▶ _GOAL_
Copy out all lines where "this" appears.

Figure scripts
_____

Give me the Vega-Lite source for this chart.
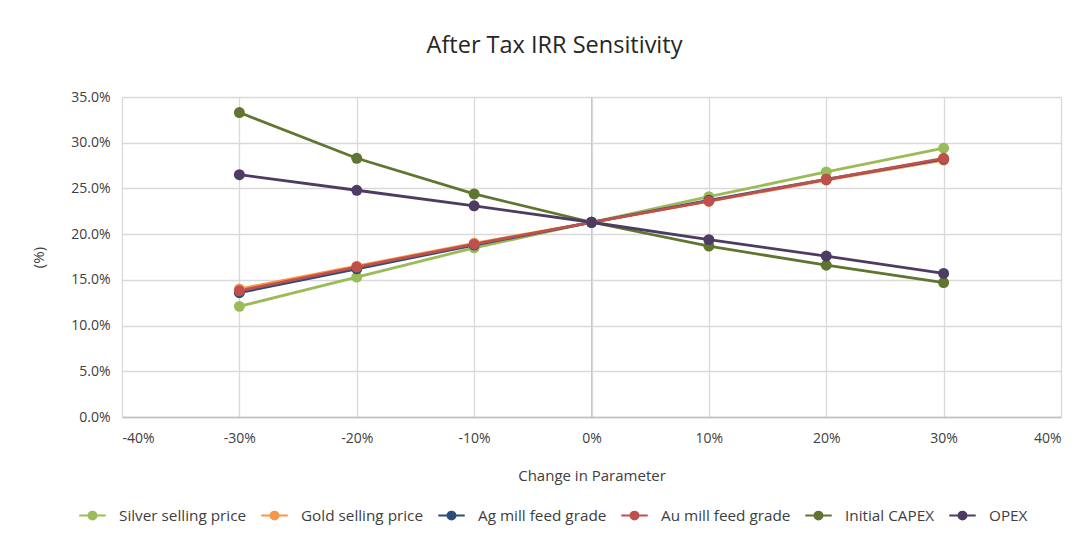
{
  "$schema": "https://vega.github.io/schema/vega-lite/v6.json",
  "width": 939,
  "height": 320,
  "autosize": {"type": "none"},
  "padding": {"left": 122, "top": 97, "right": 31, "bottom": 118},
  "background": "white",
  "config": {
    "font": "Open Sans",
    "view": {"stroke": null},
    "locale": {"number": {"decimal": ".", "thousands": ",", "grouping": [3], "currency": ["$", ""], "minus": "-"}},
    "axis": {"labelFont": "Open Sans", "titleFont": "Open Sans", "labelColor": "#404040", "titleColor": "#404040", "gridColor": "#D9D9D9", "gridWidth": 1.3}
  },
  "title": {"text": "After Tax IRR Sensitivity", "fontSize": 23.5, "font": "Open Sans", "fontWeight": "normal", "color": "#262626", "anchor": "middle", "offset": 33, "frame": "group", "dx": -37},
  "data": {"values": [
    {"s": "Silver selling price", "x": -0.3, "y": 0.121},
    {"s": "Silver selling price", "x": -0.2, "y": 0.153},
    {"s": "Silver selling price", "x": -0.1, "y": 0.185},
    {"s": "Silver selling price", "x": 0.0, "y": 0.213},
    {"s": "Silver selling price", "x": 0.1, "y": 0.241},
    {"s": "Silver selling price", "x": 0.2, "y": 0.268},
    {"s": "Silver selling price", "x": 0.3, "y": 0.294},
    {"s": "Gold selling price", "x": -0.3, "y": 0.140},
    {"s": "Gold selling price", "x": -0.2, "y": 0.165},
    {"s": "Gold selling price", "x": -0.1, "y": 0.190},
    {"s": "Gold selling price", "x": 0.0, "y": 0.213},
    {"s": "Gold selling price", "x": 0.1, "y": 0.236},
    {"s": "Gold selling price", "x": 0.2, "y": 0.259},
    {"s": "Gold selling price", "x": 0.3, "y": 0.281},
    {"s": "Ag mill feed grade", "x": -0.3, "y": 0.136},
    {"s": "Ag mill feed grade", "x": -0.2, "y": 0.162},
    {"s": "Ag mill feed grade", "x": -0.1, "y": 0.188},
    {"s": "Ag mill feed grade", "x": 0.0, "y": 0.213},
    {"s": "Ag mill feed grade", "x": 0.1, "y": 0.237},
    {"s": "Ag mill feed grade", "x": 0.2, "y": 0.260},
    {"s": "Ag mill feed grade", "x": 0.3, "y": 0.282},
    {"s": "Au mill feed grade", "x": -0.3, "y": 0.138},
    {"s": "Au mill feed grade", "x": -0.2, "y": 0.164},
    {"s": "Au mill feed grade", "x": -0.1, "y": 0.189},
    {"s": "Au mill feed grade", "x": 0.0, "y": 0.213},
    {"s": "Au mill feed grade", "x": 0.1, "y": 0.236},
    {"s": "Au mill feed grade", "x": 0.2, "y": 0.260},
    {"s": "Au mill feed grade", "x": 0.3, "y": 0.283},
    {"s": "Initial CAPEX", "x": -0.3, "y": 0.333},
    {"s": "Initial CAPEX", "x": -0.2, "y": 0.283},
    {"s": "Initial CAPEX", "x": -0.1, "y": 0.244},
    {"s": "Initial CAPEX", "x": 0.0, "y": 0.213},
    {"s": "Initial CAPEX", "x": 0.1, "y": 0.187},
    {"s": "Initial CAPEX", "x": 0.2, "y": 0.166},
    {"s": "Initial CAPEX", "x": 0.3, "y": 0.147},
    {"s": "OPEX", "x": -0.3, "y": 0.265},
    {"s": "OPEX", "x": -0.2, "y": 0.248},
    {"s": "OPEX", "x": -0.1, "y": 0.231},
    {"s": "OPEX", "x": 0.0, "y": 0.213},
    {"s": "OPEX", "x": 0.1, "y": 0.194},
    {"s": "OPEX", "x": 0.2, "y": 0.176},
    {"s": "OPEX", "x": 0.3, "y": 0.157}
  ]},
  "encoding": {
    "x": {"field": "x", "type": "quantitative",
      "scale": {"domain": [-0.4, 0.4], "nice": false, "zero": false},
      "axis": {"values": [-0.4, -0.3, -0.2, -0.1, 0, 0.1, 0.2, 0.3, 0.4], "format": ".0%", "title": "Change in Parameter", "titleFontSize": 15, "titleFontWeight": "normal", "titlePadding": 23, "labelFontSize": 14, "labelPadding": 14, "ticks": false, "domain": true, "domainColor": "#BFBFBF", "domainWidth": 1.3, "grid": true}},
    "y": {"field": "y", "type": "quantitative",
      "scale": {"domain": [0, 0.35], "nice": false},
      "axis": {"values": [0, 0.05, 0.1, 0.15, 0.2, 0.25, 0.3, 0.35], "format": ".1%", "title": "(%)", "titleFontSize": 15, "titleFontWeight": "normal", "titlePadding": 24, "labelFontSize": 14, "labelPadding": 12, "ticks": false, "domain": false, "grid": true}},
    "color": {"field": "s", "type": "nominal",
      "scale": {"domain": ["Silver selling price", "Gold selling price", "Ag mill feed grade", "Au mill feed grade", "Initial CAPEX", "OPEX"],
                "range": ["#9BBB59", "#F79646", "#2C4D75", "#C0504D", "#5F7530", "#4D3B62"]},
      "legend": {"title": null, "orient": "none", "direction": "horizontal", "legendX": -44, "legendY": 404,
         "symbolType": "M -1 0 L 1 0 M 0.3 0 A 0.3 0.3 0 1 1 -0.3 0 A 0.3 0.3 0 1 1 0.3 0 Z",
         "symbolSize": 700, "symbolStrokeWidth": 2, "symbolOpacity": 1, "labelFontSize": 15.3, "labelColor": "#404040", "labelFont": "Open Sans", "columnPadding": 10, "labelOffset": 12,
         "encode": {"symbols": {"update": {"stroke": {"scale": "color", "field": "value"}, "fill": {"scale": "color", "field": "value"}, "strokeWidth": {"value": 2}, "opacity": {"value": 1}}}}}}
  },
  "layer": [
    {"mark": {"type": "rule", "color": "#C8C8C8", "strokeWidth": 1}, "encoding": {"x": {"datum": 0}, "y": null, "color": null}},
    {"mark": {"type": "line", "strokeWidth": 2.8}, "encoding": {"detail": {"field": "s"}}},
    {"mark": {"type": "point", "filled": true, "size": 120, "opacity": 1}}
  ]
}
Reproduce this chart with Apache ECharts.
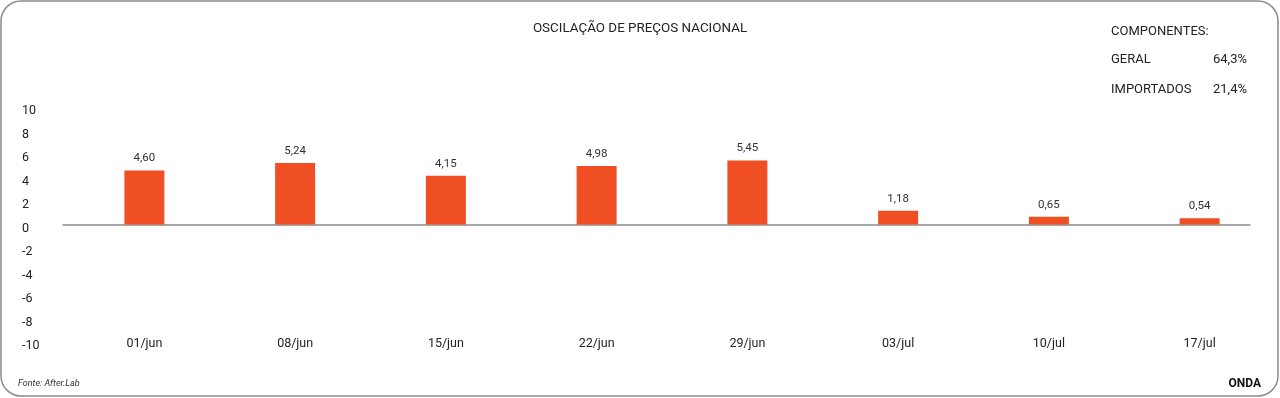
<!DOCTYPE html>
<html><head><meta charset="utf-8">
<script src="https://cdn.jsdelivr.net/npm/echarts@6/dist/echarts.min.js"></script>
<style>html,body{margin:0;padding:0;background:#fff}#c{width:1280px;height:398px}</style>
</head><body><div id="c"></div>
<script>
const categories = ['01/jun','08/jun','15/jun','22/jun','29/jun','03/jul','10/jul','17/jul'];
const values = [4.60, 5.24, 4.15, 4.98, 5.45, 1.18, 0.65, 0.54];
const yTicks = [-10,-8,-6,-4,-2,0,2,4,6,8,10];
const components = [['GERAL','64,3%'],['IMPORTADOS','21,4%']];

const FONT = 'Roboto, "Noto Sans", sans-serif';
const chart = echarts.init(document.getElementById('c'), null, {renderer:'canvas'});
const ts = (extra)=>Object.assign({fontFamily:FONT,fontSize:13,fontWeight:'normal',color:'#222'}, extra||{});
const titles = [
  {text:'OSCILAÇÃO DE PREÇOS NACIONAL', left:'center', top:22, padding:0, textStyle:ts({fontSize:13.4})},
  {text:'COMPONENTES:', left:1111, top:25, padding:0, textStyle:ts()},
  {text:'Fonte: After.Lab', left:18, top:379, padding:0, textStyle:ts({fontSize:9,fontStyle:'italic',color:'#333'})},
  {text:'ONDA', right:19, top:378, padding:0, textStyle:ts({fontSize:12,fontWeight:'bold',color:'#111'})}
];
components.forEach((c,i)=>{
  titles.push({text:c[0], left:1111, top:53+i*30, padding:0, textStyle:ts()});
  titles.push({text:c[1], right:33, top:53+i*30, padding:0, textStyle:ts()});
});
chart.setOption({
  animation:false,
  title:titles,
  graphic:[{type:'rect',shape:{x:1,y:1,width:1277,height:395,r:20},style:{fill:'none',stroke:'#8c8c8c',lineWidth:1.5},silent:true}],
  grid:[
    {left:69, right:5, top:107, bottom:56},
    {left:63, right:30, top:107, bottom:56}
  ],
  xAxis:[
    {type:'category', gridIndex:0, data:categories, position:'bottom',
     axisLine:{show:false,onZero:false}, axisTick:{show:false},
     axisLabel:{margin:2, verticalAlign:'middle', fontFamily:FONT, fontSize:12.5, color:'#222'}},
    {type:'value', gridIndex:1, min:0, max:1, show:true,
     axisLine:{show:true,onZero:true,lineStyle:{color:'#8a8a8a',width:1.5}},
     axisTick:{show:false}, axisLabel:{show:false}, splitLine:{show:false}}
  ],
  yAxis:[
    {type:'value', gridIndex:0, min:yTicks[0], max:yTicks[yTicks.length-1], interval:2,
     axisLine:{show:false}, axisTick:{show:false}, splitLine:{show:false},
     axisLabel:{align:'left', margin:47, verticalAlign:'top', lineHeight:8, fontFamily:FONT, fontSize:12.5, color:'#222'}},
    {type:'value', gridIndex:1, min:yTicks[0], max:yTicks[yTicks.length-1], show:false}
  ],
  series:[{
    type:'bar', xAxisIndex:0, yAxisIndex:0, data:values, barWidth:40,
    itemStyle:{color:'#F04E23'},
    label:{show:true, position:'top', distance:6, fontFamily:FONT, fontSize:11.5, color:'#333',
      formatter:p=>p.value.toFixed(2).replace('.',',')}
  }]
});
</script></body></html>
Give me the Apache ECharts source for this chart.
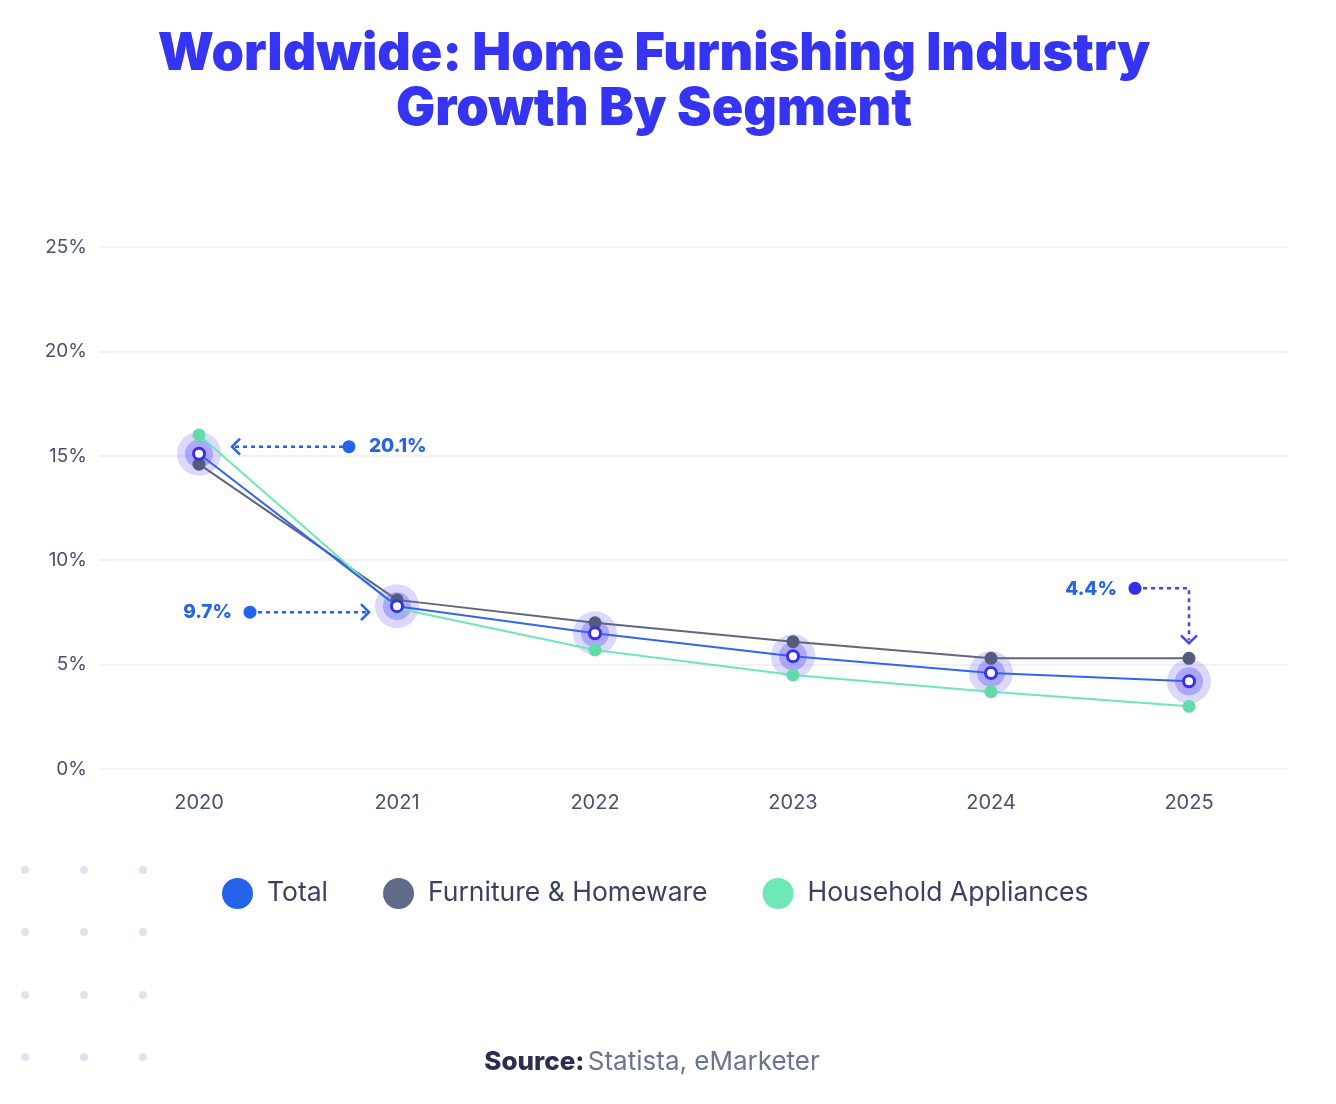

_____

▶ _CORRECT RESULT_
Give me the Vega-Lite source for this chart.
Reproduce this chart with Apache ECharts.
Give me the Apache ECharts source for this chart.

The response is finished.